Source code of charts
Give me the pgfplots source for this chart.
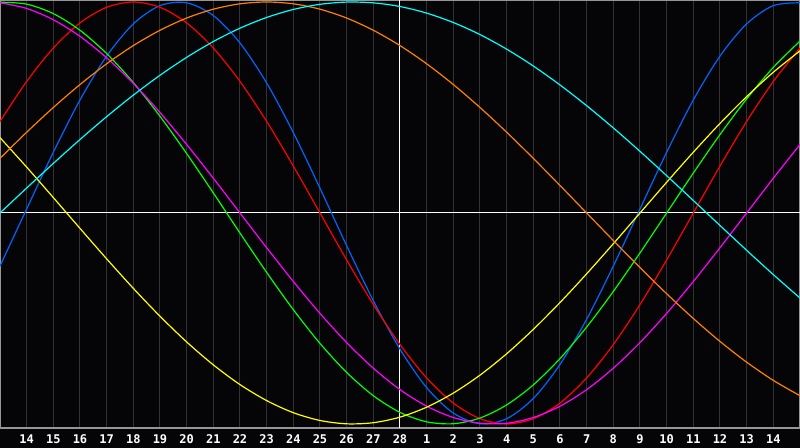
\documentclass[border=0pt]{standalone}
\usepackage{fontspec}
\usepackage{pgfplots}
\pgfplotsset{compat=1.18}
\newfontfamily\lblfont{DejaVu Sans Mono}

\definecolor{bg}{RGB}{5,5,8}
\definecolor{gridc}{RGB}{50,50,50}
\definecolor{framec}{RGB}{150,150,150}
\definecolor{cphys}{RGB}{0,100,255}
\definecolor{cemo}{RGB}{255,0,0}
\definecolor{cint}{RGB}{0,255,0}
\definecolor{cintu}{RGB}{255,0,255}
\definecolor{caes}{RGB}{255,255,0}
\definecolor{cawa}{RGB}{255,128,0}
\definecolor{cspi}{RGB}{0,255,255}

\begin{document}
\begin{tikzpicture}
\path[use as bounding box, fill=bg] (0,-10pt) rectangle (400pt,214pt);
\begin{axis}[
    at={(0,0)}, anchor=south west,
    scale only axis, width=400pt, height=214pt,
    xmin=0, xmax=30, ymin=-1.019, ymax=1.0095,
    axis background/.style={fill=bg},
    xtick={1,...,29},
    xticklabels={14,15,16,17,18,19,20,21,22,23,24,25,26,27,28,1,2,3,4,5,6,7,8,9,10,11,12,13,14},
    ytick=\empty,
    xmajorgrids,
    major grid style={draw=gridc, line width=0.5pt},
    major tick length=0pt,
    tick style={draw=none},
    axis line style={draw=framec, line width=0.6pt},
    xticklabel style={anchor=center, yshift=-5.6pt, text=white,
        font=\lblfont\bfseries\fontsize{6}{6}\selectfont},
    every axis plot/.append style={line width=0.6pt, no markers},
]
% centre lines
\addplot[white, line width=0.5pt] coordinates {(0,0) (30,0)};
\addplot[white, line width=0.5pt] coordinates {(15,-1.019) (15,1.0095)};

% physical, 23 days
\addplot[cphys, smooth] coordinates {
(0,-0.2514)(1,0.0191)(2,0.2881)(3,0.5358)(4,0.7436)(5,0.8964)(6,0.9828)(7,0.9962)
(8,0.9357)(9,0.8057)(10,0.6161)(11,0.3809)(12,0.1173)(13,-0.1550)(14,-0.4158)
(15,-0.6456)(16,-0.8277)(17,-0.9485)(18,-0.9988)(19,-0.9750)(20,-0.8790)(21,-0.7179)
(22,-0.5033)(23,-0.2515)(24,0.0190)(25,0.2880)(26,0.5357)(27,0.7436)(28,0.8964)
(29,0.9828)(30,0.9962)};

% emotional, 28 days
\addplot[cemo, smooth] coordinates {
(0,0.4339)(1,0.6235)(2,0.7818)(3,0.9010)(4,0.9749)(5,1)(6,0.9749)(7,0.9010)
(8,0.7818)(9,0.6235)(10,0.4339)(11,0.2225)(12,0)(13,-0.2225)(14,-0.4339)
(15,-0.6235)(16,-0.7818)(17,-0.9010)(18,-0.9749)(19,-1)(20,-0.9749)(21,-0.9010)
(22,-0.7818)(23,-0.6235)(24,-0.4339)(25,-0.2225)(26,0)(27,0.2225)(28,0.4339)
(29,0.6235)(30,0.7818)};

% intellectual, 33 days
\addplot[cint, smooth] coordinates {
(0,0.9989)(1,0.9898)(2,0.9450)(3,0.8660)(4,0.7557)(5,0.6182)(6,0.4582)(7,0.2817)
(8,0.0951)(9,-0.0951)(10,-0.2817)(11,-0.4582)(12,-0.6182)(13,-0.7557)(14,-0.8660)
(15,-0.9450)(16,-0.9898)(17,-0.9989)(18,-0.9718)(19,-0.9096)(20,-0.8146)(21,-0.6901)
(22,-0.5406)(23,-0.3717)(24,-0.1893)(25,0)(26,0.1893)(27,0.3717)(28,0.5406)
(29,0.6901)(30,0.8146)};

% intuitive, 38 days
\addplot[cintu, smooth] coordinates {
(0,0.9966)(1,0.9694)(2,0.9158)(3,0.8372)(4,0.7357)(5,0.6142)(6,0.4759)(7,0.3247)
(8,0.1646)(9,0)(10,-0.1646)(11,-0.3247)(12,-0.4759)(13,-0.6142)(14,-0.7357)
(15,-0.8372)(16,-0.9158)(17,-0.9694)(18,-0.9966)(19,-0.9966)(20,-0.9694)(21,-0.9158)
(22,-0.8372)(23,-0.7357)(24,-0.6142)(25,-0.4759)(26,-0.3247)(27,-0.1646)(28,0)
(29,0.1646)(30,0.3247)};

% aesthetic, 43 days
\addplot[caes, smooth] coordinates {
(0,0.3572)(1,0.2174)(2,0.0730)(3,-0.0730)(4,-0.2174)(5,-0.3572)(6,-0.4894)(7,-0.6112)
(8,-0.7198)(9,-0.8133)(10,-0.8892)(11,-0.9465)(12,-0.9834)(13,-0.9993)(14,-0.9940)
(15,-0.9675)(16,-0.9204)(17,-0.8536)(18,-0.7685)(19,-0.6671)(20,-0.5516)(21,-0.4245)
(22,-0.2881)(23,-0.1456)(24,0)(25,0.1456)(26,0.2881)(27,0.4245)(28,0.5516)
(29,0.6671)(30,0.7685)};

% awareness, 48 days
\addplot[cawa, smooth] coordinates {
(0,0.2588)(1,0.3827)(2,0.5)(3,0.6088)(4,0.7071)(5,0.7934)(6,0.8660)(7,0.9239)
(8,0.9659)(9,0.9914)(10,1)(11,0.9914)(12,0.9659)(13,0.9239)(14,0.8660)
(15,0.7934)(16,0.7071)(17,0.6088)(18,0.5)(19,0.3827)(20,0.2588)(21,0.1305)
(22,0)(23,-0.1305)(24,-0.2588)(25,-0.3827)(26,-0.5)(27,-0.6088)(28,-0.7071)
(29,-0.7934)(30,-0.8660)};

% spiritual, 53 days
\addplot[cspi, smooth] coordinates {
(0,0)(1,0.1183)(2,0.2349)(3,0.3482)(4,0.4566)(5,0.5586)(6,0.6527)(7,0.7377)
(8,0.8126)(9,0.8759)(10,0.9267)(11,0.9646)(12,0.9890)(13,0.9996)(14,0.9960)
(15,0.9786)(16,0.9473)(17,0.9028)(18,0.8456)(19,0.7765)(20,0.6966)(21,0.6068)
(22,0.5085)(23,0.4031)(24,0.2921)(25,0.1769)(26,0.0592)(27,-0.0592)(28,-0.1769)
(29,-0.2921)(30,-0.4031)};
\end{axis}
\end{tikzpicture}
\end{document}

--

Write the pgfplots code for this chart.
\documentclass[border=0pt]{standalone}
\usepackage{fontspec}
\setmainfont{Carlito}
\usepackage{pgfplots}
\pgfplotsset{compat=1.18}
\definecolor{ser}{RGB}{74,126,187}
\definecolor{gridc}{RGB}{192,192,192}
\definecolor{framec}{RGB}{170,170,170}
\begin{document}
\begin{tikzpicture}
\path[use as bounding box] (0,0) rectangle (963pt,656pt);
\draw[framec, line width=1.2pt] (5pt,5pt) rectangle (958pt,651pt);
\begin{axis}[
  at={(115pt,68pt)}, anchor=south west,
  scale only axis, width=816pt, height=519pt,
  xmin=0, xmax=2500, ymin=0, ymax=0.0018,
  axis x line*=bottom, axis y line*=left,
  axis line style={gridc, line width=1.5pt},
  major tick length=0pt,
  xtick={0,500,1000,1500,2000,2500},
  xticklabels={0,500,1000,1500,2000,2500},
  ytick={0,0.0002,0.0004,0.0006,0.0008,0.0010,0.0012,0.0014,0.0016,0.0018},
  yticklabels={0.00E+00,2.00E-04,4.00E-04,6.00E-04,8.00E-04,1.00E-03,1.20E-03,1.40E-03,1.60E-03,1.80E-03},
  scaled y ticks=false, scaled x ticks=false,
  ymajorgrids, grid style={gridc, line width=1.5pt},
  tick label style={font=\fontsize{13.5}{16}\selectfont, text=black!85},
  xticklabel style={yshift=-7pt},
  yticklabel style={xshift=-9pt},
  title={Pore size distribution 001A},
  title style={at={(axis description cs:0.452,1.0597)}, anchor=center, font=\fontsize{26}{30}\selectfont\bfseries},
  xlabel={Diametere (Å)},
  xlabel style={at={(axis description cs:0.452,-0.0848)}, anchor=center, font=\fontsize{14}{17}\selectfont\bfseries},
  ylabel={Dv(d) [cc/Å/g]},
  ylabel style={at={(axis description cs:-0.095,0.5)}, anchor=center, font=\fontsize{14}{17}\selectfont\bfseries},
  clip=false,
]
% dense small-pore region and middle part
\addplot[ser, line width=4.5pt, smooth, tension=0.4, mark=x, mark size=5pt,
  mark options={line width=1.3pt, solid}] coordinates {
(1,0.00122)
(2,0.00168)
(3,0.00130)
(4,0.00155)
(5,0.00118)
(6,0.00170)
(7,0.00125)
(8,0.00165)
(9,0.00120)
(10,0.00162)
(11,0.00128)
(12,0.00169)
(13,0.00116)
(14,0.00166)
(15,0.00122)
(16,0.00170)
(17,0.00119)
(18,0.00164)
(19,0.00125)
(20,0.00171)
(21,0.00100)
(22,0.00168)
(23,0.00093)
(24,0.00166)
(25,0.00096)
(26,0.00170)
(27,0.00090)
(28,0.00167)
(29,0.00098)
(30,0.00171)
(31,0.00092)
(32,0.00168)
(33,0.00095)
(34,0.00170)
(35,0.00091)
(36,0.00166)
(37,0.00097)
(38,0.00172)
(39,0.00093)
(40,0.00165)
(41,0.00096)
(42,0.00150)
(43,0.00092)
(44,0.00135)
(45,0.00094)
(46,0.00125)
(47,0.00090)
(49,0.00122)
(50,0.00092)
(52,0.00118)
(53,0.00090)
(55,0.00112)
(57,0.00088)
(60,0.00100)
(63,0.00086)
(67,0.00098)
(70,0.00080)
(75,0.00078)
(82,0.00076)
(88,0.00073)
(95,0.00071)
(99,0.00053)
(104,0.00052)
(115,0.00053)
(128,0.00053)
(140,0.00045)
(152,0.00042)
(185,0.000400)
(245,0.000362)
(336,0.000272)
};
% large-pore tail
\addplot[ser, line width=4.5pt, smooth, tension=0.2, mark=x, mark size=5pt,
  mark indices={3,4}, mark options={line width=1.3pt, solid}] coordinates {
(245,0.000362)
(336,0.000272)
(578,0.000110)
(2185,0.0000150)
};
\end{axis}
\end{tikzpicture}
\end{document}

[REQUEST]
Write out every line from the entries where "this" appears.

[FINISHED ANSWER]
Give me the pgfplots source for this chart.
Write the pgfplots code for this chart.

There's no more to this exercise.